Pam spinning at the Denver Art Museum during Spinzilla
The opportunity to work at Schacht Spindle Company presented itself to me this summer, and two weeks before starting, Jane Patrick called asking if I wanted to be on the company’s Spinzilla team.
I love trying new things but spinning is something I believed I would never do. My thinking was: I like weaving and knitting, and making a “final” product … There is so much wonderful yarn available out there, why spin? … People who love fiber to a deeper degree than I are spinners, but not me … It would take forever to spin enough yarn to make anything usable Bah. Humbug!
But what do you do when the Director of Sales, your soon-to-be boss, calls to ask if you want to be on a company team? You say yes, of course. It would be an opportunity to learn something new, be part of a fun company event, and get to know people. Why not? I was glad to participate but icy about my expectations of how much I would enjoy spinning and the success of the = final product.My first encounter with spinning took place a few weeks before Spinzilla during lunch break. The spinning wheel I used was a Schacht Matchless configured in double drive using a slow whorl and a regular bobbin. Huh? What? Being such a newbie, nothing was familiar. Among other things, what is a slow whorl and why would I want to use one? My rock-solid belief in spinning’s value to me was certain to be confirmed. Denise, Schacht’s customer service specialist, gave me a quick overview on how to set up the wheel then quickly moved on to how to work with the fiber and spin. Her instruction lasted only about 10 minutes and then she handed me the fiber. “That’s it?” I thought, but gave it a try anyway. And after only a few minutes of instruction I was spinning! Not well, and not without difficulties, but spinning none-the-less. My first few yards were fat, lumpy and inconsistent but, with some guidance and a few adjustments, it did not take long to start getting the hang of it. My hand-spun was far from high quality but I was spinning usable yarn on the very first day! Hmmm. Learning to spin appeared to be easier than I had anticipated. My hard stance on spinning began to soften. Fast forward to Spinzilla. . . As Spinzilla started, outside forces were throwing significant life stressors my way. How was I going to be able to participate in Spinzilla when I had so much to deal with? My not-so-brilliant plan was to grin and bear it. I began to spin, thinking it would be something I’d just have to endure. To my surprise, after spinning for just a few minutes I realized that I felt less stressed. In fact, I felt much less stressed. How unexpected. How fantastic! Focusing on the spinning rhythm, cadence and fiber flow was like a meditation. Clearly, there was more to spinning than I had anticipated. I was truly having fun. My icy view of spinning was melting away.
Pam’s handspun to be used in a weaving project.

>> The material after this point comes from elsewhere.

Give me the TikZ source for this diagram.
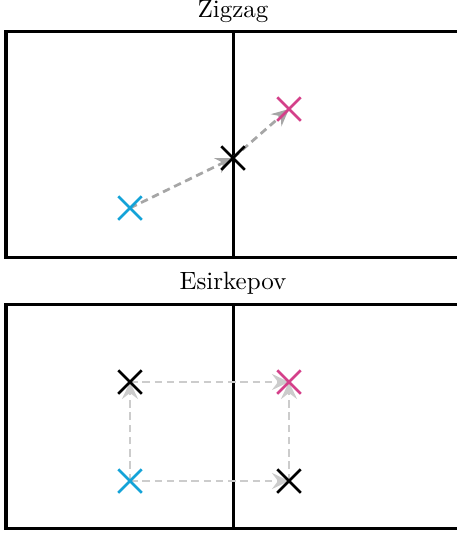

By the end of Spinzilla my enthusiasm was growing and I had 4 bobbins, each half-full of singles yarn in front of me so I decided to learn how to ply. I practiced on my earliest singles and then went to work plying my favorite bobbins together. Again, I was struck by how quickly I was able to learn how to ply and how satisfying it was to see my singles become usable yarn. The rhythm and focus, though different than spinning singles, had its effect on me too.My hand-spun yarn had become something to be proud of, not merely an item to be discarded after the team event was done. I ended up making a small table runner with my yarn and, to be honest, I feel a lot of pride whenever I look at it. It symbolizes a point-of-view shift as well as a physical accomplishment. I walk away from this experience with an expanded view of fiber art. I can see the worth of spinning that goes far beyond making my own yarn or having pride in making something from the fiber up. When I add it all up, what seems most significant is that spinning had an unforeseen effect on me. It brought me peace, pride and joy. I think I’ll try a few more new things soon!